This morning I woke up to a lightening sky as the sun rose above the horizon a tiny bit earlier than it had the day before. Just another sign of Spring. March is the month of the spring equinox, when balance hits its peak with twelve hours of daylight and twelve hours of darkness. Spring is the time for daffodils, newborns, and Easter eggs. Just like Spring is known to represent birth, death, and rebirth for a variety of religious and scientific reasons, the Easter egg is one of the symbols of this cycle that we see every year, but maybe don’t pay attention to. Did you know that eggs have symbolized rebirth for centuries?
Easter Egg Origins
Eggs are used and decorated to celebrate Spring all around the world. Interestingly, dying eggs does not find its origins in Christianity—in fact, anciently, Iranians celebrated their New Year by decorating eggs as a sign of fertility, rebirth, and the cycles of life. You guessed it—the Iranian New Year falls on the spring equinox. What better time to celebrate starting fresh and new than when the earth sheds its dry, cracked winter skin and blossoms anew? Some pagan cultures are believed to have similar traditions in this season of renewal, celebrating the return of the sun god and a replenishing of the plants and animals that nourish us all year long.

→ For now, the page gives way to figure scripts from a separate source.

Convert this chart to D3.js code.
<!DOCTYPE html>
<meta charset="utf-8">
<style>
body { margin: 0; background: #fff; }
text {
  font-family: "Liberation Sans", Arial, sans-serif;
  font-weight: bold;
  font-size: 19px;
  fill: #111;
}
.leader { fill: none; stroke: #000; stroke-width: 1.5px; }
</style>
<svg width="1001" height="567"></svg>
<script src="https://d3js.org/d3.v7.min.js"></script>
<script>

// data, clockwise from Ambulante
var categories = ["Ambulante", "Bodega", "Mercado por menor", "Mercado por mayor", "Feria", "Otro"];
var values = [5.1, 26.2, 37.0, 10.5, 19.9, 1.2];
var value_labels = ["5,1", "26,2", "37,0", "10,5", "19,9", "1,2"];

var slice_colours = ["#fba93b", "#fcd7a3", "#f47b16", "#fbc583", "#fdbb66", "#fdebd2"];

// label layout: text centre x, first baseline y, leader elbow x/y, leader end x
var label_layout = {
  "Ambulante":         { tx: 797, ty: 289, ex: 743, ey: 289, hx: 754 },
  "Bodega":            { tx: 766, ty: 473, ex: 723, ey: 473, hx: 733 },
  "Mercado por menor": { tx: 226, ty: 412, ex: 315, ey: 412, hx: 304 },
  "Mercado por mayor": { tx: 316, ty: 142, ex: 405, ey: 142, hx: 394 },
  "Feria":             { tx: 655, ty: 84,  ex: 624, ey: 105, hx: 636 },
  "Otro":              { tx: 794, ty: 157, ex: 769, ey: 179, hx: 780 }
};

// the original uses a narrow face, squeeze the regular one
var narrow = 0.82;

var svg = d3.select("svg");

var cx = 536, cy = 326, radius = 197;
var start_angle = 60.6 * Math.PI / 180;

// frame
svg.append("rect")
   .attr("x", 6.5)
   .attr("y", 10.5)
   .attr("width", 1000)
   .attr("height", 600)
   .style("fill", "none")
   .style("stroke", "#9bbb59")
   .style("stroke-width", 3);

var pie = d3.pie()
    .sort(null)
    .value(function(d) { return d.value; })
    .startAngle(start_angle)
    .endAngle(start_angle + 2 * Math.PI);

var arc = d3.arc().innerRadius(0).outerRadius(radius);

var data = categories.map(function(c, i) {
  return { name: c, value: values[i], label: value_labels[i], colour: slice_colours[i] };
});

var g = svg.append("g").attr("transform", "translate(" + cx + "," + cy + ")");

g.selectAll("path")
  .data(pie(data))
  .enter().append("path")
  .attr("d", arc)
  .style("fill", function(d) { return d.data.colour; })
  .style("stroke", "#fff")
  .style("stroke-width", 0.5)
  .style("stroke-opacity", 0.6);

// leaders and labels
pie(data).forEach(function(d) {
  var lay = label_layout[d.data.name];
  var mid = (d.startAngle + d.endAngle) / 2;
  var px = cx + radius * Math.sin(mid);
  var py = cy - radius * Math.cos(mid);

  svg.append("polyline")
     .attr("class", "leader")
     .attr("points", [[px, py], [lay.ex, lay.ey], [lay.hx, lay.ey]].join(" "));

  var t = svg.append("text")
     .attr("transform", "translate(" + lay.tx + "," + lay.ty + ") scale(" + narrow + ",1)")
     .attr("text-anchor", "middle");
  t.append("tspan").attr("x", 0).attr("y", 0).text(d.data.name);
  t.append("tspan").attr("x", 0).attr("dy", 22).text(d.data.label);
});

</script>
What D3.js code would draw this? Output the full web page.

Most commonly known are the Spring traditions surrounding Christianity. To celebrate the death and resurrection of Jesus Christ, Christians around the world dye Easter eggs red to represent the blood of Christ, and participate in something called an Easter egg roll, which is a fun game that reminds players of the stone rolled away from the tomb after Christ broke the bands of death. Some groups, especially the Eastern Catholic and Orthodox groups, paint delicate and detailed scriptures and holy scenes on the rounded surfaces of the tiny eggs.
Eggs in Burial
Despite the delicate nature of eggs and egg shells, our earliest archeological evidence that eggs were used symbolically during burial rituals comes from as early as 50 B.C.E. At the burial site called Castellaccio Europarco, the site of a young child, archeologists found remains of a chicken egg, laid purposefully under the child’s left hand. Excavators supposed that the egg was a symbol of rebirth and new life, and was included in this child’s grave as a token of hope against the sadness of such a premature death. Another site at the Vatican Necropolis contained a similar scene—a baby, surrounded by eggshells, buried lovingly in a place of honor and promised rebirth through this potent spring symbol.
The egg, obviously, has had strong ties to life and death and rebirth since ancient times, and these ties have been strengthened as the Christian church has grown and flooded the world. A more modern use of the Easter egg uses a dormant egg to represent the tomb of Jesus after he was resurrected and no longer occupied the space. Just as life does not exist in an unfertilized egg, so was the tomb of Christ three days after his death. This Easter, I hope you observe the symbols all around you in a new way, considering that they represent death just as much as life!